La non-participation à un vote au Conseil de sécurité constitue un acte rarissime dans la diplomatie onusienne. Elle signale généralement soit un désaccord profond qu’on ne veut pas assumer par un vote négatif, soit une fuite en avant face à une situation diplomatique devenue intenable. Le prétexte invoqué du préambule permet à Attaf de justifier cette non-participation par un point de principe relatif à la souveraineté, de masquer l’acceptation de facto du dispositif opérationnel pourtant tout aussi problématique, et de présenter cette reculade comme une quasi-victoire diplomatique en affirmant avoir été «à deux doigts» de voter favorablement. Toute une acrobatie.

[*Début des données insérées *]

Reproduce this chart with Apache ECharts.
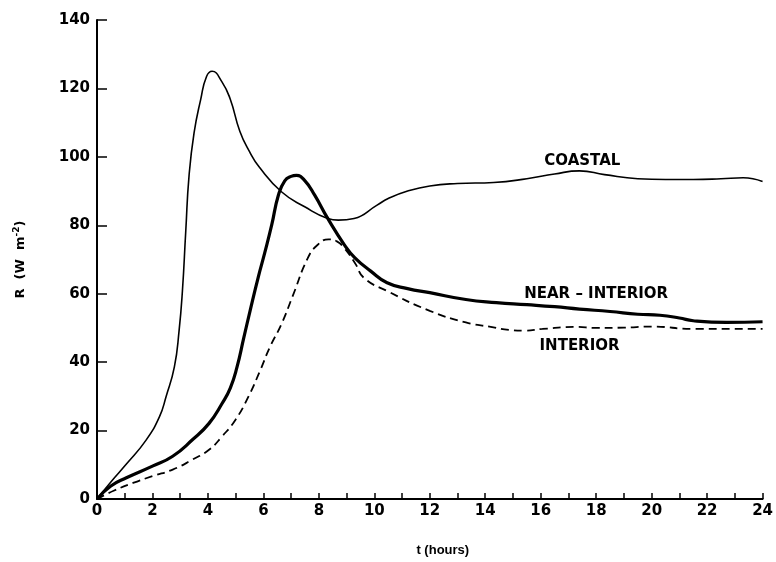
<!DOCTYPE html>
<html>
<head>
<meta charset="utf-8">
<script src="https://cdn.jsdelivr.net/npm/echarts@6/dist/echarts.min.js"></script>
<style>
  html, body { margin: 0; padding: 0; background: #fff; }
  #chart { width: 776px; height: 562px; }
</style>
</head>
<body>
<div id="chart"></div>
<script>
// Net radiation R (W m^-2) against time t (hours) for three sites.
const coastalT = [0, 0.5, 1.06, 1.77, 2.25, 2.49, 2.79, 2.96, 3.08, 3.2, 3.32, 3.5, 3.74, 3.95, 4.15, 4.5, 4.8, 5.15, 5.5, 5.85, 6.65, 7.49, 8.32, 8.7, 9.27, 10.1, 10.5, 11.2, 12, 13, 14.3, 15.5, 16.5, 17.4, 18.3, 19.5, 20.5, 21.5, 22.5, 23.3, 24];
const coastalR = [0, 5, 10.2, 17.2, 24, 29.9, 38.6, 49.2, 60.8, 78.2, 94.6, 107, 116.8, 123.5, 125, 122, 117, 107.5, 101.5, 97, 89.8, 85.4, 82, 81.5, 82, 85.9, 87.8, 90, 91.5, 92.2, 92.5, 93.6, 95, 95.9, 94.8, 93.6, 93.4, 93.4, 93.6, 93.9, 92.8];

const nearT = [0, 0.5, 1.06, 2.0, 2.73, 3.44, 4.04, 4.51, 4.81, 5.05, 5.29, 5.52, 5.82, 6.05, 6.3, 6.54, 6.77, 7.0, 7.19, 7.5, 7.85, 8.32, 8.92, 9.3, 9.87, 10.46, 11.2, 12, 13.3, 14.4, 15.5, 16.5, 17.4, 18.5, 19.5, 20.3, 21, 21.5, 22.7, 24];
const nearR = [0, 3.8, 6.2, 9.6, 12.5, 17.3, 22.1, 27.9, 32.5, 38.6, 47, 55, 65, 72, 80.1, 88.8, 93, 94.3, 94.6, 93, 88.8, 82, 74.3, 70.5, 66.6, 63.2, 61.5, 60.3, 58.3, 57.4, 56.8, 56.2, 55.5, 54.8, 54, 53.7, 52.9, 52.1, 51.6, 51.8];

const interiorT = [0, 0.6, 1.3, 2.01, 2.73, 3.44, 4.04, 4.51, 4.99, 5.46, 5.88, 6.24, 6.65, 7.07, 7.6, 7.96, 8.35, 8.65, 8.92, 9.3, 9.63, 10.46, 12, 13.3, 14.2, 14.87, 15.4, 16.06, 17.25, 18, 19, 20, 21.5, 24];
const interiorR = [0, 2.4, 4.7, 6.7, 8.6, 11.5, 14.4, 18.3, 23.1, 29.9, 37.5, 44.5, 51.1, 59.6, 70.4, 74.3, 75.9, 75.3, 73.3, 69, 64.6, 60.8, 55, 51.6, 50.3, 49.4, 49.2, 49.7, 50.3, 50, 50.1, 50.4, 49.7, 49.7];

const xTicks = [0, 2, 4, 6, 8, 10, 12, 14, 16, 18, 20, 22, 24];
const yTicks = [0, 20, 40, 60, 80, 100, 120, 140];

const pairs = (xs, ys) => xs.map((x, i) => [x, ys[i]]);
const FONT = 'DejaVu Sans';

const chart = echarts.init(document.getElementById('chart'), null, { renderer: 'canvas' });

function tagAt(text, coord) {
  return {
    symbol: 'circle', symbolSize: 0,
    data: [{ coord: coord, value: text }],
    label: {
      show: true, position: 'inside', formatter: text,
      color: '#000', fontFamily: FONT, fontWeight: 'bold', fontSize: 15
    }
  };
}

const curve = { type: 'line', smooth: 0.5, showSymbol: false, symbol: 'none' };

chart.setOption({
  animation: false,
  backgroundColor: '#fff',
  grid: { left: 97, right: 7, top: 20, bottom: 59 },
  xAxis: {
    type: 'value', min: 0, max: 24, interval: 1,
    name: 't (hours)', nameLocation: 'middle', nameGap: 45,
    nameTextStyle: { color: '#000', fontFamily: 'Liberation Sans', fontWeight: 'bold', fontSize: 13, padding: [0, 0, 0, 26] },
    axisLine: { lineStyle: { color: '#000', width: 2 } },
    axisTick: { inside: true, length: 6, lineStyle: { color: '#000', width: 1.5 } },
    axisLabel: {
      color: '#000', fontFamily: FONT, fontWeight: 'bold', fontSize: 15, margin: 5,
      formatter: v => (xTicks.indexOf(v) >= 0 ? String(v) : '')
    },
    splitLine: { show: false }
  },
  yAxis: {
    type: 'value', min: 0, max: 140, interval: 20,
    name: '{a|R  (W  m}{s|-2}{a|)}', nameLocation: 'middle', nameGap: 68,
    nameTextStyle: {
      rich: {
        a: { color: '#000', fontFamily: FONT, fontWeight: 'bold', fontSize: 13 },
        s: { color: '#000', fontFamily: FONT, fontWeight: 'bold', fontSize: 9, verticalAlign: 'top', padding: [0, 0, 8, 0] }
      }
    },
    axisLine: { show: true, lineStyle: { color: '#000', width: 2 } },
    axisTick: { show: true, inside: true, length: 10, lineStyle: { color: '#000', width: 1.5 } },
    axisLabel: {
      color: '#000', fontFamily: FONT, fontWeight: 'bold', fontSize: 15, margin: 7,
      formatter: v => (yTicks.indexOf(v) >= 0 ? String(v) : '')
    },
    splitLine: { show: false }
  },
  series: [
    Object.assign({}, curve, {
      name: 'COASTAL', data: pairs(coastalT, coastalR),
      lineStyle: { color: '#000', width: 1.6 },
      markPoint: tagAt('COASTAL', [17.5, 98.8])
    }),
    Object.assign({}, curve, {
      name: 'NEAR – INTERIOR', data: pairs(nearT, nearR),
      lineStyle: { color: '#000', width: 3.2 },
      markPoint: tagAt('NEAR – INTERIOR', [18.0, 60])
    }),
    Object.assign({}, curve, {
      name: 'INTERIOR', data: pairs(interiorT, interiorR),
      lineStyle: { color: '#000', width: 1.8, type: [8, 5] },
      markPoint: tagAt('INTERIOR', [17.4, 44.8])
    })
  ]
});
</script>
</body>
</html>
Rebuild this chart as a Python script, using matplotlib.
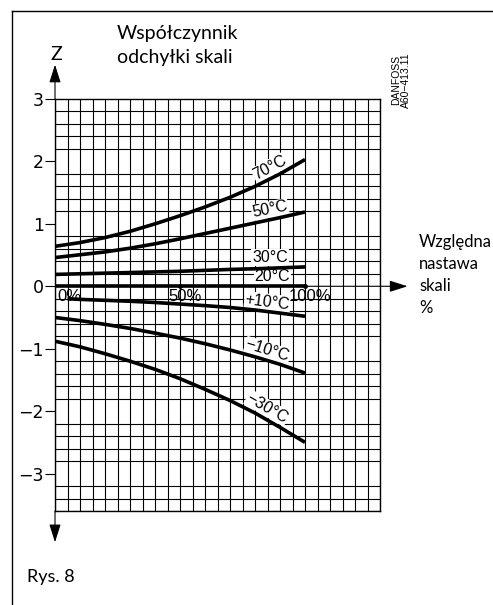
#!/usr/bin/env python3
import numpy as np
import matplotlib
matplotlib.use('Agg')
import matplotlib.pyplot as plt
from matplotlib.lines import Line2D

# relative setting of the scale, %
setting = [0, 10, 20, 30, 40, 50, 60, 70, 80, 90, 100]
setting_p10 = [5, 10, 20, 30, 40, 50, 60, 70, 80, 90, 100]

# scale deviation factor Z for each temperature
z_70 = [0.64, 0.70, 0.78, 0.88, 1.00, 1.13, 1.27, 1.425, 1.60, 1.80, 2.03]
z_50 = [0.46, 0.505, 0.55, 0.61, 0.68, 0.76, 0.845, 0.93, 1.015, 1.10, 1.19]
z_30 = [0.19, 0.20, 0.21, 0.22, 0.23, 0.24, 0.255, 0.27, 0.28, 0.295, 0.31]
z_20 = [0, 0, 0, 0, 0, 0, 0, 0, 0, 0, 0]
z_p10 = [-0.20, -0.21, -0.225, -0.24, -0.26, -0.285, -0.31, -0.34, -0.38, -0.43, -0.48]
z_m10 = [-0.50, -0.55, -0.61, -0.675, -0.75, -0.83, -0.92, -1.02, -1.13, -1.25, -1.39]
z_m30 = [-0.88, -0.97, -1.08, -1.20, -1.33, -1.48, -1.65, -1.83, -2.03, -2.26, -2.50]

y_ticks = [-3, -2, -1, 0, 1, 2, 3]
y_tick_labels = ['\u22123', '\u22122', '\u22121', '0', '1', '2', '3']
x_labels = ['0%', '50%', '100%']
x_label_pos = [0, 50, 100]

W, H = 493, 605
fig = plt.figure(figsize=(W / 100, H / 100), dpi=100)
fig.patch.set_facecolor('white')

# grid area in pixels
gl, gr, gt, gb = 55, 380, 99, 511
ax = fig.add_axes([gl / W, 1 - gb / H, (gr - gl) / W, (gb - gt) / H])
ax.set_xlim(0, 130)
ax.set_ylim(-3.6, 3.0)
ax.set_facecolor('white')

# the millimetre-like grid
ax.set_xticks(np.arange(0, 131, 5), minor=True)
ax.set_yticks(np.arange(-3.6, 3.01, 0.2), minor=True)
ax.grid(which='minor', color='black', linewidth=0.8)
ax.tick_params(which='minor', length=0)
ax.set_xticks([])
ax.set_yticks(y_ticks)
ax.set_yticklabels(y_tick_labels, fontsize=12.5, family='DejaVu Sans')
ax.tick_params(axis='y', which='major', length=7, width=0.8, pad=1)
for s in ax.spines.values():
	s.set_linewidth(1.0)
	s.set_color('black')
ax.set_axisbelow(True)

ln = dict(color='black', lw=2.6, solid_capstyle='butt', solid_joinstyle='round', zorder=4)
ax.plot(setting, z_70, **ln)
ax.plot(setting, z_50, **ln)
ax.plot(setting, z_30, **ln)
ax.plot(setting, z_20, **ln)
ax.plot(setting_p10, z_p10, **ln)
ax.plot(setting, z_m10, **ln)
ax.plot(setting, z_m30, **ln)

# curve labels
lab_font = dict(family='Liberation Sans', fontsize=11.5, ha='center', va='center',
	zorder=3, bbox=dict(boxstyle='square,pad=0.05', fc='white', ec='none'))
ax.text(86, 1.90, '70\u00b0C', rotation=28, **lab_font)
ax.text(86, 1.23, '50\u00b0C', rotation=11, **lab_font)
ax.text(86, 0.46, '30\u00b0C', **lab_font)
ax.text(87, 0.15, '20\u00b0C', **lab_font)
ax.text(85, -0.25, '+10\u00b0C', rotation=-7, **lab_font)
ax.text(85, -1.03, '\u221210\u00b0C', rotation=-17, **lab_font)
ax.text(85, -1.95, '\u221230\u00b0C', rotation=-30, **lab_font)

# x labels just under the zero line
for p, t in zip(x_label_pos, x_labels):
	ax.text(p + 1 if p == 0 else p + 2, -0.04, t, family='Liberation Sans', fontsize=12,
		ha='left' if p == 0 else 'center', va='top', zorder=5)
ax.plot([50, 100], [0, 0], 'o', color='black', ms=2.5, zorder=5, clip_on=False)

# axes with arrows beyond the grid
arr = dict(arrowstyle='-|>,head_length=1.1,head_width=0.35', color='black', lw=0.8,
	shrinkA=0, shrinkB=0)
ax.annotate('', xy=(0, 3.55), xytext=(0, 3.0), arrowprops=arr, annotation_clip=False)
ax.annotate('', xy=(0, -4.1), xytext=(0, -3.6), arrowprops=arr, annotation_clip=False)
ax.annotate('', xy=(141, 0), xytext=(100, 0), arrowprops=arr, annotation_clip=False)

# frame of the figure
fig.add_artist(Line2D([12 / W, 12 / W], [0, 1 - 11 / H], color='black', lw=1.0))
fig.add_artist(Line2D([12 / W, 1], [1 - 11 / H, 1 - 11 / H], color='black', lw=1.0))

txt = dict(family='Lato', fontsize=14, color='black')
fig.text(117 / W, 1 - 33 / H, 'Współczynnik', va='center', ha='left', **txt)
fig.text(117 / W, 1 - 57 / H, 'odchyłki skali', va='center', ha='left', **txt)
fig.text(56 / W, 1 - 55 / H, 'Z', va='center', ha='center', **txt)
fig.text(27 / W, 1 - 577 / H, 'Rys. 8', va='center', ha='left', family='Lato',
	fontsize=13, color='black')
for i, t in enumerate(['Względna', 'nastawa', 'skali', '%']):
	fig.text(419 / W, 1 - (242 + i * 22) / H, t, va='center', ha='left', family='Lato',
		fontsize=12, color='black')

fig.text(401 / W, 1 - 80 / H, 'DANFOSS\nA60\u2212413.11', rotation=90, va='center',
	ha='center', family='Liberation Sans', fontsize=7.5, linespacing=0.9)

fig.savefig('out.png', dpi=100)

La révélation faite par Attaf indique que, malgré les réserves exprimées publiquement, les autorités algériennes considèrent cette résolution, malgré tout, comme fondamentalement acceptable. L’Algérie a manifestement pris acte de son échec, ainsi qu’en atteste l’intervention de son représentant à l’ONU en explication de vote. Ce long sermon, où perçait un dépit évident, avait des accents de requiem. Mais Alger refuse catégoriquement de l’assumer publiquement par un vote, préférant maintenir une distance formelle par la non-participation.
Ce faisant, l’Algérie s’est conformée, sciemment ou non, à l’article 27 de la Charte des Nations unies, qui stipule que «dans les décisions prises aux termes du chapitre VI et du paragraphe 3 de l’article 52, une partie à un différend s’abstient de voter». Partie au différend sur le Sahara – même si elle le conteste – l’Algérie a fait mieux : elle n’a pas pris part au vote.
En définitive, la courte distance qui séparait l’Algérie du vote favorable n’était pas vraiment la mention de la souveraineté dans le préambule. C’est plutôt la distance infranchissable entre la réalité diplomatique, à savoir l’acceptation contrainte et forcée du cadre marocain, et un discours politique officiel décalé et obsolète.
Les «deux doigts» d’Attaf symbolisent l’écart entre ce que l’Algérie a accepté dans les faits et ce qu’elle peut assumer publiquement.